The world of Marx’s Eighteenth Brumaire is in no way the world of the Manifesto of the Communist Party in which we were “compelled to face with sober senses” overwhelming objective developments taking place or unfolding before our very eyes. This world is replaced in short order…by a world inaccessible to our “sober senses,” a world where illusions exert real force and are in fact the conditions on which action is based…. The external world no longer carries any obvious meaning; we are faced instead with the inscrutability of images that are impenetrable to the underlying reality to which they are supposed to refer, or which they purport to represent (Paul Thomas, Alien Politics: Marxist State Theory Retrieved, 101).

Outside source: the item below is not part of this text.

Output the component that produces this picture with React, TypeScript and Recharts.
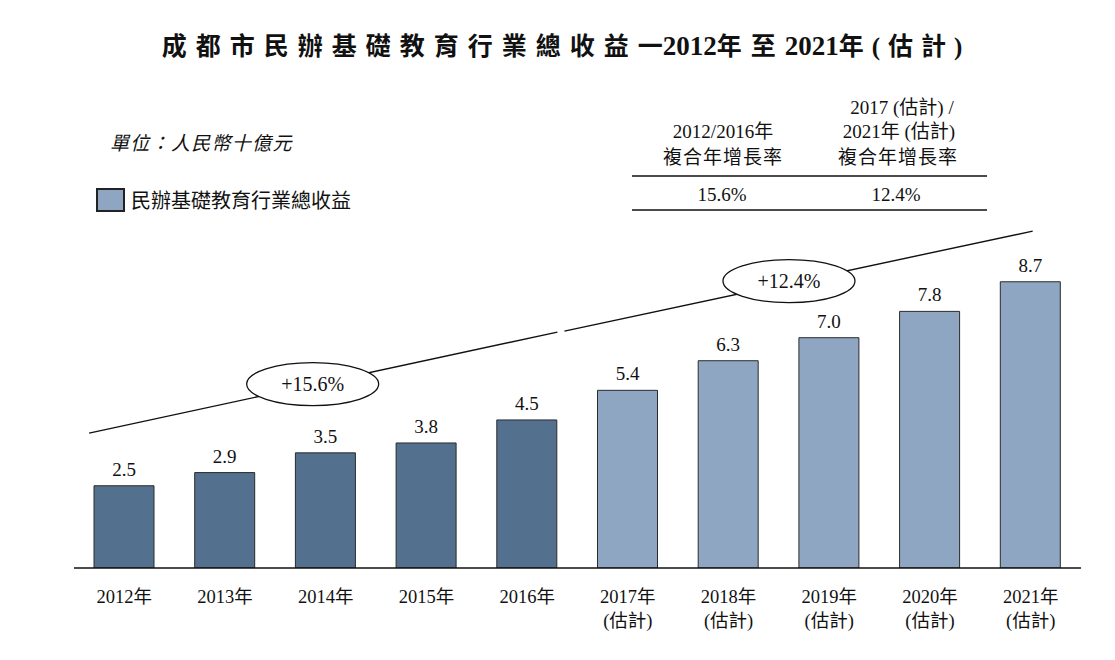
import React from 'react';
import { BarChart, Bar, XAxis, YAxis, Cell, LabelList, ReferenceLine, ReferenceDot } from 'recharts';

const years = ['2012年', '2013年', '2014年', '2015年', '2016年', '2017年', '2018年', '2019年', '2020年', '2021年'];
const revenue = [2.5, 2.9, 3.5, 3.8, 4.5, 5.4, 6.3, 7.0, 7.8, 8.7];
const estimated = [false, false, false, false, false, true, true, true, true, true];
const cagrLabels = ['+15.6%', '+12.4%'];
const tableValues = ['15.6%', '12.4%'];

// trend line segments in (category index, value) units
const trend1 = [{ x: -0.35, y: 4.1 }, { x: 4.3, y: 7.17 }];
const trend2 = [{ x: 4.37, y: 7.2 }, { x: 9.02, y: 10.24 }];
const bubbles = [{ x: 1.87, y: 5.59 }, { x: 6.6, y: 8.72 }];

const data = years.map((y, i) => ({ year: y, idx: i, value: revenue[i], est: estimated[i] }));

const DARK = '#54708F';
const LIGHT = '#8FA6C3';
const FONT = '"Liberation Serif", "Times New Roman", "Noto Sans CJK TC", serif';
const CJK = '"Liberation Serif", "Noto Sans CJK TC", serif';

const Tick = (props: any) => {
  const { x, y, payload } = props;
  const idx = years.indexOf(payload.value);
  return (
    <g>
      <text x={x} y={y + 35} textAnchor="middle" fontSize={18.5} fill="#111" fontFamily={CJK}>
        {payload.value}
      </text>
      {estimated[idx] && (
        <text x={x} y={y + 59} textAnchor="middle" fontSize={18.5} fill="#111" fontFamily={CJK}>
          (估計)
        </text>
      )}
    </g>
  );
};

const bubbleShape = (label: string) => (props: any) => {
  const { cx, cy } = props;
  return (
    <g>
      <ellipse cx={cx} cy={cy} rx={66} ry={21.5} fill="#fff" stroke="#111" strokeWidth={1.3} />
      <text x={cx} y={cy + 7} textAnchor="middle" fontSize={20} fill="#111" fontFamily={FONT}>
        {label}
      </text>
    </g>
  );
};

export default function App() {
  return (
    <div style={{ position: 'absolute', left: 0, top: 0, width: 1115, height: 660, background: '#fff' }}>
      <div style={{ position: 'absolute', left: 0, top: 0 }}>
        <BarChart
          width={1115}
          height={660}
          data={data}
          margin={{ top: 239, left: 74, right: 34, bottom: 32 }}
        >
          <XAxis
            dataKey="year"
            height={60}
            tickLine={false}
            tickSize={0}
            tickMargin={0}
            axisLine={{ stroke: '#111', strokeWidth: 1.5 }}
            tick={<Tick />}
            interval={0}
          />
          <XAxis xAxisId="n" dataKey="idx" type="number" domain={[-0.5, 9.5]} ticks={[-0.5, 9.5]} hide height={0} allowDataOverflow />
          <YAxis hide domain={[0, 10]} width={0} allowDataOverflow />
          <Bar dataKey="value" barSize={60} stroke="#2a2a2a" strokeWidth={1} isAnimationActive={false}>
            {data.map((d, i) => (
              <Cell key={i} fill={d.est ? LIGHT : DARK} />
            ))}
            <LabelList dataKey="value" position="top" offset={10} fontSize={19} fill="#111" fontFamily={FONT}
              formatter={(v: any) => Number(v).toFixed(1)} />
          </Bar>
          <ReferenceLine xAxisId="n" segment={trend1} stroke="#111" strokeWidth={1.4} ifOverflow="visible" />
          <ReferenceLine xAxisId="n" segment={trend2} stroke="#111" strokeWidth={1.4} ifOverflow="visible" />
          {bubbles.map((b, i) => (
            <ReferenceDot key={i} xAxisId="n" x={b.x} y={b.y} r={1} ifOverflow="visible" shape={bubbleShape(cagrLabels[i])} />
          ))}
        </BarChart>
      </div>
      <svg width={1115} height={230} style={{ position: 'absolute', left: 0, top: 0 }}>
        <text x={566} y={55} textAnchor="middle" fontSize={25} fontWeight="bold" fill="#111" fontFamily={CJK}>
          <tspan letterSpacing={9}>成都市民辦基礎教育行業總收益</tspan>
          <tspan letterSpacing={0}>一</tspan>
          <tspan letterSpacing={0} fontSize={27}>2012</tspan>
          <tspan letterSpacing={9}>年至</tspan>
          <tspan letterSpacing={0} fontSize={27}>2021</tspan>
          <tspan letterSpacing={8}>年(估計)</tspan>
        </text>
        <text x={110} y={150} fontSize={19} fontStyle="italic" fill="#111" fontFamily={CJK} letterSpacing={1.3}>
          單位：人民幣十億元
        </text>
        <rect x={97} y={189} width={27} height={22} fill={LIGHT} stroke="#222" strokeWidth={2} />
        <text x={131} y={208} fontSize={20} fill="#111" fontFamily={CJK}>
          民辦基礎教育行業總收益
        </text>
        <text x={723} y={138} textAnchor="middle" fontSize={19} fill="#111" fontFamily={CJK}>2012/2016年</text>
        <text x={723} y={164} textAnchor="middle" fontSize={19} fill="#111" fontFamily={CJK} letterSpacing={1}>複合年增長率</text>
        <text x={902} y={114} textAnchor="middle" fontSize={19} fill="#111" fontFamily={CJK}>2017 (估計) /</text>
        <text x={899} y={138} textAnchor="middle" fontSize={19} fill="#111" fontFamily={CJK}>2021年 (估計)</text>
        <text x={898} y={164} textAnchor="middle" fontSize={19} fill="#111" fontFamily={CJK} letterSpacing={1}>複合年增長率</text>
        <line x1={632} x2={987} y1={176} y2={176} stroke="#111" strokeWidth={1.4} />
        <text x={722} y={201} textAnchor="middle" fontSize={19} fill="#111" fontFamily={FONT}>{tableValues[0]}</text>
        <text x={896} y={201} textAnchor="middle" fontSize={19} fill="#111" fontFamily={FONT}>{tableValues[1]}</text>
        <line x1={632} x2={987} y1={210} y2={210} stroke="#111" strokeWidth={1.4} />
      </svg>
    </div>
  );
}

This description of the Second Empire as a world of masquerade and appearence reminds me of Benjamin’s Arcades; but it also reminds me of Marx’s description of the state in On the Jewish Question.Now, Benjamin is talking very specifically about the Second Empire, down to the ephemera of fashion (part of his argument concerns the analogy between the puffed up skirts of the crinoline and Louis Napoleon’s puffed up imperialism); Marx in the Brumaire is also analyzing a specific moment. Marx in OTJQ, on the other hand, seems to be talking about the capitalist state more generally. I wonder about the relationship between the two; is Marx in OTJQ deriving a theoretical model, that is later exemplified by the Second Empire? But that doesn’t look like what Marx is doing in the Eighteenth Brumaire, which appears to involve a significant process of discovery (Balibar argues in The Philosophy of Marx that the different approaches to truth and ideology between the Manifesto and the Brumaire mark one of Marx’s most important theoretical developments).
This is not an entirely unusual situation, as with Marx the relation between the specific case and the general model frequently seems unclear. The universal is not simply an ideal type but a strange sort of material tendency (an existing non-existent), while the particular is never a mere particular, but a strange sort of example or instance (the existence of which points beyond itself).